Ce qu’il y a d’intéressant dans tout cela, ce n’est pas tant que Meltz prétende naïvement redonner du souffle à une utopie moribonde – il est bien trop lucide et ironique pour cela – que de pousser à mieux observer et pourquoi pas penser la ville dans ce qu’elle est réellement aujourd’hui. Urbs est avant tout un livre panorama, une promenade urbaine poétique et sociologique, qui ne prétend pas dresser un constat inutile (de toute façon, l’auteur par du principe que ses lecteurs n’ont pas besoin de lui pour cela) ni proposer de solutions (ou qui, quand il le fait, pédale un peu à vide). Le livre, quoi qu’il en soit - farci jusqu’à la gueule d’anecdotes, d’informations, de regards nostalgiques, d’observations dérisoires qui deviennent essentielles - malgré son humour, son élégance, est sombre. C’est un livre qui n’est pas utopique car l’utopie, évidemment, ne sait plus comment surnager dans la noirceur et la médiocrité contemporaine. Les coups d’éclat proposés par chacun des treize, réalisables ou extravagants, symboliques ou spectaculaires (je ne les énonce pas, je vous laisse le plaisir de les découvrir au fil du livre), semblent au fond dérisoire, comme si personne n’y croyait vraiment – ce que le final mi-figue mi-raisin du livre ne fera que souligner.

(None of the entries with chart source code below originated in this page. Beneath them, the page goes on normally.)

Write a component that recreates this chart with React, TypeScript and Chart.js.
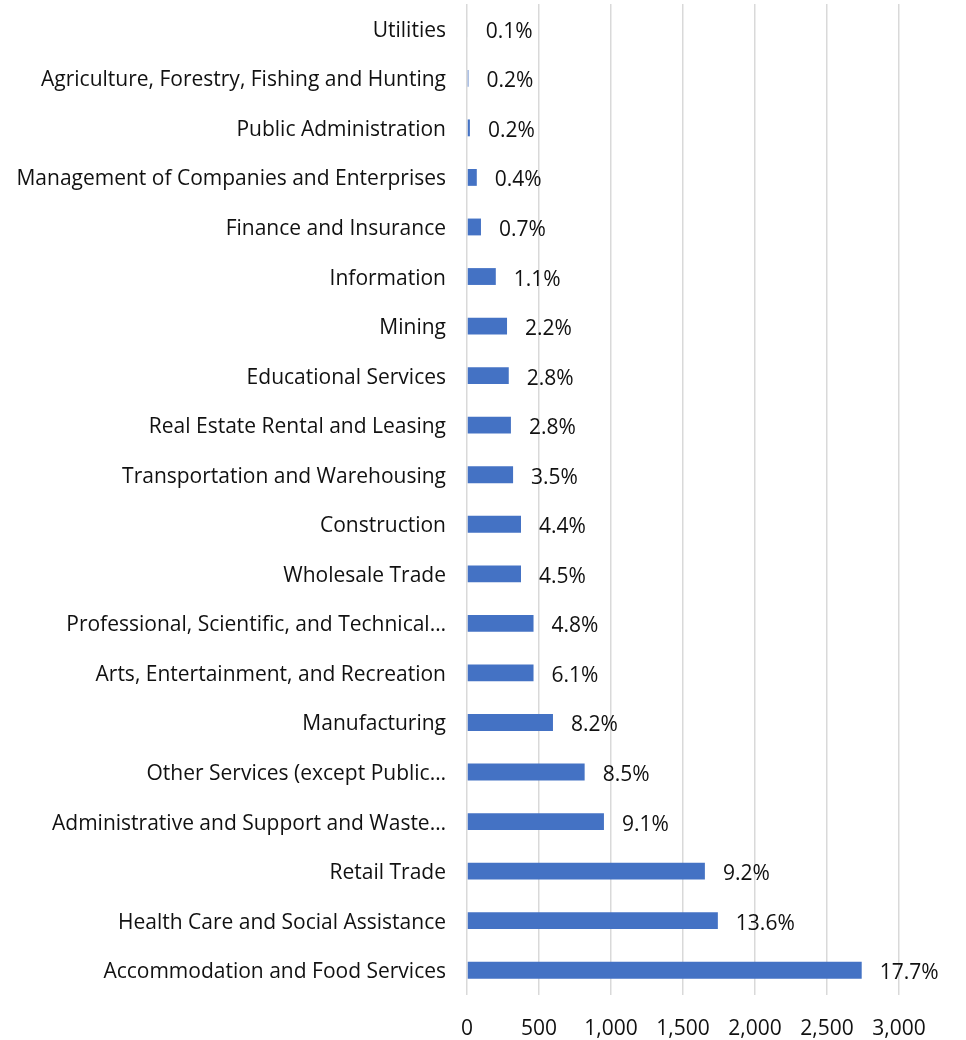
import React, { useEffect, useRef } from "react";
import { Chart, registerables } from "chart.js";

Chart.register(...registerables);

const categories = [
  "Utilities",
  "Agriculture, Forestry, Fishing and Hunting",
  "Public Administration",
  "Management of Companies and Enterprises",
  "Finance and Insurance",
  "Information",
  "Mining",
  "Educational Services",
  "Real Estate Rental and Leasing",
  "Transportation and Warehousing",
  "Construction",
  "Wholesale Trade",
  "Professional, Scientific, and Technical…",
  "Arts, Entertainment, and Recreation",
  "Manufacturing",
  "Other Services (except Public…",
  "Administrative and Support and Waste…",
  "Retail Trade",
  "Health Care and Social Assistance",
  "Accommodation and Food Services",
];

const values = [
  5, 10, 20, 68, 97, 200, 278, 290, 305, 320, 375, 375, 462, 462, 597, 817, 951, 1652, 1742, 2741,
];

const percentLabels = [
  "0.1%", "0.2%", "0.2%", "0.4%", "0.7%", "1.1%", "2.2%", "2.8%", "2.8%", "3.5%",
  "4.4%", "4.5%", "4.8%", "6.1%", "8.2%", "8.5%", "9.1%", "9.2%", "13.6%", "17.7%",
];

const xTicks = [0, 500, 1000, 1500, 2000, 2500, 3000];

const FONT = "'Open Sans', 'DejaVu Sans', sans-serif";
const FONT_SIZE = 21;

const barLabelPlugin = {
  id: "barLabels",
  afterDatasetsDraw(chart: any) {
    const ctx = chart.ctx;
    const meta = chart.getDatasetMeta(0);
    ctx.save();
    ctx.font = `${FONT_SIZE}px ${FONT}`;
    ctx.fillStyle = "#111111";
    ctx.textAlign = "left";
    ctx.textBaseline = "middle";
    meta.data.forEach((bar: any, i: number) => {
      ctx.fillText(percentLabels[i], bar.x + 18, bar.y + 3);
    });
    ctx.restore();
  },
};

export default function App() {
  const ref = useRef<HTMLCanvasElement>(null);
  useEffect(() => {
    if (!ref.current) return;
    const chart = new Chart(ref.current, {
      type: "bar",
      data: {
        labels: categories,
        datasets: [
          {
            data: values,
            backgroundColor: "#4472C4",
            borderWidth: 0,
            barPercentage: 0.34,
            categoryPercentage: 1,
          },
        ],
      },
      options: {
        indexAxis: "y",
        animation: false,
        responsive: false,
        maintainAspectRatio: false,
        layout: { padding: { top: 4, right: 67, bottom: 0, left: 0 } },
        plugins: {
          legend: { display: false },
          tooltip: { enabled: false },
        },
        scales: {
          x: {
            min: 0,
            max: 3000,
            afterBuildTicks(scale: any) {
              scale.ticks = xTicks.map((v) => ({ value: v }));
            },
            afterFit(scale: any) {
              scale.height = 45;
              scale.paddingTop = 0;
              scale.paddingBottom = 0;
            },
            grid: { color: "#D9D9D9", lineWidth: 1.5, drawTicks: false },
            border: { display: false },
            ticks: {
              padding: 21,
              color: "#111111",
              font: { family: FONT, size: FONT_SIZE },
              callback: (v: any) => Number(v).toLocaleString("en-US"),
            },
          },
          y: {
            grid: { display: false, drawTicks: false },
            border: { display: false },
            afterFit(scale: any) {
              scale.width = 467;
              scale.paddingTop = 0;
              scale.paddingBottom = 0;
            },
            ticks: {
              padding: 21,
              labelOffset: 2,
              color: "#111111",
              autoSkip: false,
              font: { family: FONT, size: FONT_SIZE },
            },
          },
        },
      },
      plugins: [barLabelPlugin],
    });
    return () => chart.destroy();
  }, []);
  return (
    <div style={{ position: "absolute", left: 0, top: 0, width: 966, height: 1040 }}>
      <canvas ref={ref} width={966} height={1040} style={{ width: 966, height: 1040 }} />
    </div>
  );
}
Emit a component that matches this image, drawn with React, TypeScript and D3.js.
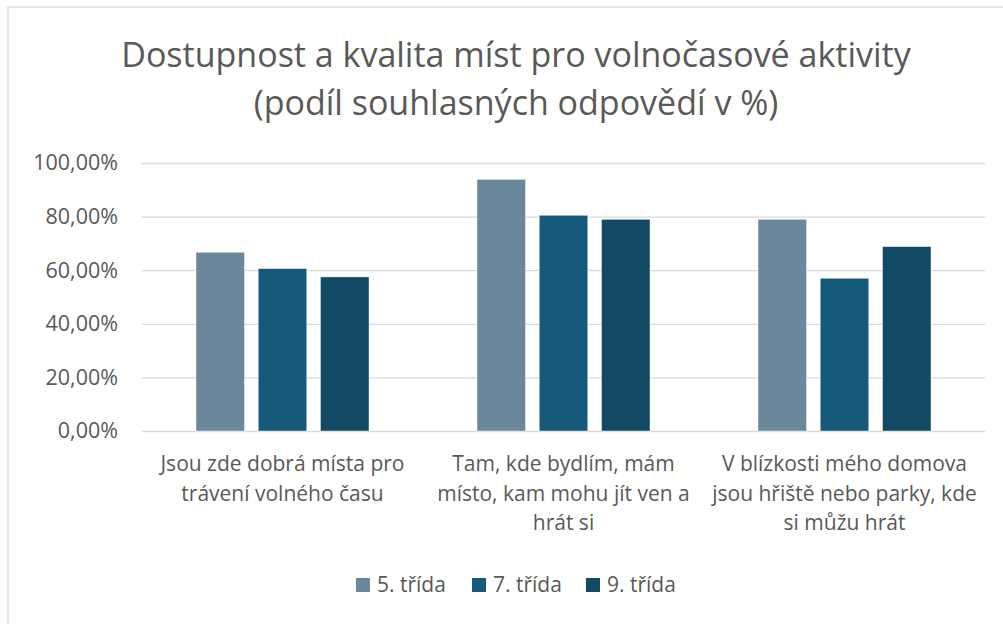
import React, { useEffect, useRef } from "react";
import { select, scaleBand, scaleLinear, axisLeft, format } from "d3";

const categories = [
  ["Jsou zde dobrá místa pro", "trávení volného času"],
  ["Tam, kde bydlím, mám", "místo, kam mohu jít ven a", "hrát si"],
  ["V blízkosti mého domova", "jsou hřiště nebo parky, kde", "si můžu hrát"],
];
const series = ["5. třída", "7. třída", "9. třída"];
const grade5 = [66.7, 93.9, 79.0];
const grade7 = [60.6, 80.5, 57.0];
const grade9 = [57.5, 79.0, 68.8];
const yTicks = [0, 20, 40, 60, 80, 100];
const colors = ["#6b879c", "#155a7a", "#124a66"];

const values = [grade5, grade7, grade9];

const W = 1003;
const H = 624;
const FONT = "'Open Sans', sans-serif";
const TEXT = "#595959";

const App = () => {
  const ref = useRef<SVGSVGElement>(null);

  useEffect(() => {
    const svg = select(ref.current);
    svg.selectAll("*").remove();

    const left = 142;
    const right = 985;
    const top = 163;
    const bottom = 431;

    // frame (only top/left visible in the picture)
    svg
      .append("rect")
      .attr("x", 8)
      .attr("y", 7)
      .attr("width", W + 20)
      .attr("height", H + 20)
      .attr("fill", "#fff")
      .attr("stroke", "#d9d9d9")
      .attr("stroke-width", 1.3);

    const x0 = scaleBand<number>()
      .domain(categories.map((_, i) => i))
      .range([left, right]);
    const groupW = 173;
    const x1 = scaleBand<number>()
      .domain(series.map((_, i) => i))
      .range([(x0.bandwidth() - groupW) / 2, (x0.bandwidth() + groupW) / 2])
      .paddingInner(0.22);
    const y = scaleLinear().domain([0, 100]).range([bottom, top]);

    // gridlines + tick labels
    const yAxis = axisLeft(y)
      .tickValues(yTicks)
      .tickSize(-(right - left))
      .tickPadding(24)
      .tickFormat((d) => format(".2f")(d as number).replace(".", ",") + "%");
    const ga = svg.append("g").attr("transform", `translate(${left},0)`).call(yAxis);
    ga.select(".domain").remove();
    ga.selectAll(".tick line").attr("stroke", "#d9d9d9").attr("stroke-width", 1.3);
    ga.selectAll(".tick text")
      .attr("fill", TEXT)
      .style("font-family", FONT)
      .style("font-size", "21.5px");

    // bars
    const groups = svg
      .append("g")
      .selectAll("g")
      .data(categories)
      .join("g")
      .attr("transform", (_, i) => `translate(${x0(i)},0)`);
    groups
      .selectAll("rect")
      .data((_, ci) => series.map((_, si) => ({ si, v: values[si][ci] })))
      .join("rect")
      .attr("x", (d) => x1(d.si)!)
      .attr("width", x1.bandwidth())
      .attr("y", (d) => y(d.v))
      .attr("height", (d) => bottom - y(d.v))
      .attr("fill", (d) => colors[d.si])
      .attr("stroke", "#ffffff")
      .attr("stroke-opacity", 0.6)
      .attr("stroke-width", 0.75);

    // category labels
    const lab = svg
      .append("g")
      .selectAll("text")
      .data(categories)
      .join("text")
      .attr("x", (_, i) => x0(i)! + x0.bandwidth() / 2)
      .attr("y", 471)
      .attr("text-anchor", "middle")
      .attr("fill", TEXT)
      .style("font-family", FONT)
      .style("font-size", "21px");
    lab
      .selectAll("tspan")
      .data((d) => d)
      .join("tspan")
      .attr("x", function () {
        return (this as SVGTSpanElement).parentElement!.getAttribute("x");
      })
      .attr("dy", (_, i) => (i === 0 ? 0 : 29.5))
      .text((d) => d);

    // title
    const title = svg
      .append("text")
      .attr("text-anchor", "middle")
      .attr("fill", TEXT)
      .style("font-family", FONT)
      .style("font-size", "34px");
    title.append("tspan").attr("x", 516).attr("y", 67).text("Dostupnost a kvalita míst pro volnočasové aktivity");
    title.append("tspan").attr("x", 516).attr("y", 115).text("(podíl souhlasných odpovědí v %)");

    // legend
    const legX = [356, 472, 586];
    const leg = svg
      .append("g")
      .selectAll("g")
      .data(series)
      .join("g")
      .attr("transform", (_, i) => `translate(${legX[i]},578)`);
    leg
      .append("rect")
      .attr("width", 14)
      .attr("height", 14)
      .attr("fill", (_, i) => colors[i]);
    leg
      .append("text")
      .attr("x", 21)
      .attr("y", 14)
      .attr("fill", TEXT)
      .style("font-family", FONT)
      .style("font-size", "21px")
      .text((d) => d);
  }, []);

  return (
    <svg
      ref={ref}
      width={W}
      height={H}
      style={{ position: "absolute", left: 0, top: 0, background: "#fff" }}
    />
  );
};

export default App;
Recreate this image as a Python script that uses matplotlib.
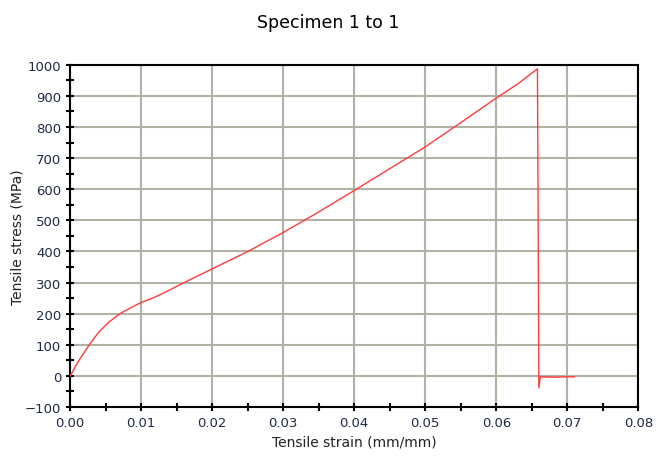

Nous sommes tous plongés, qu’on le veuille ou non, dans un pauvre et sale petit monde sans utopie, mais l’individu, semble nous dire Meltz, est encore là, et il parcourt la ville, non plus comme un flâneur du dix-neuvième, mais à la recherche malgré tout de quelques signes qui là, quelque part, dans un tas de gravas par exemple (« le plus bel ordre du monde »), auraient encore quelque chose à nous dire. Voici peut-être une utopie minimale que nous propose Urbs : avoir le droit, encore, malgré tout, dans les interstices indéfinis qu’il reste, ici ou là, de s’approprier la ville - et par delà, le réel - de lui donner un sens, un sens qui nous parlerait.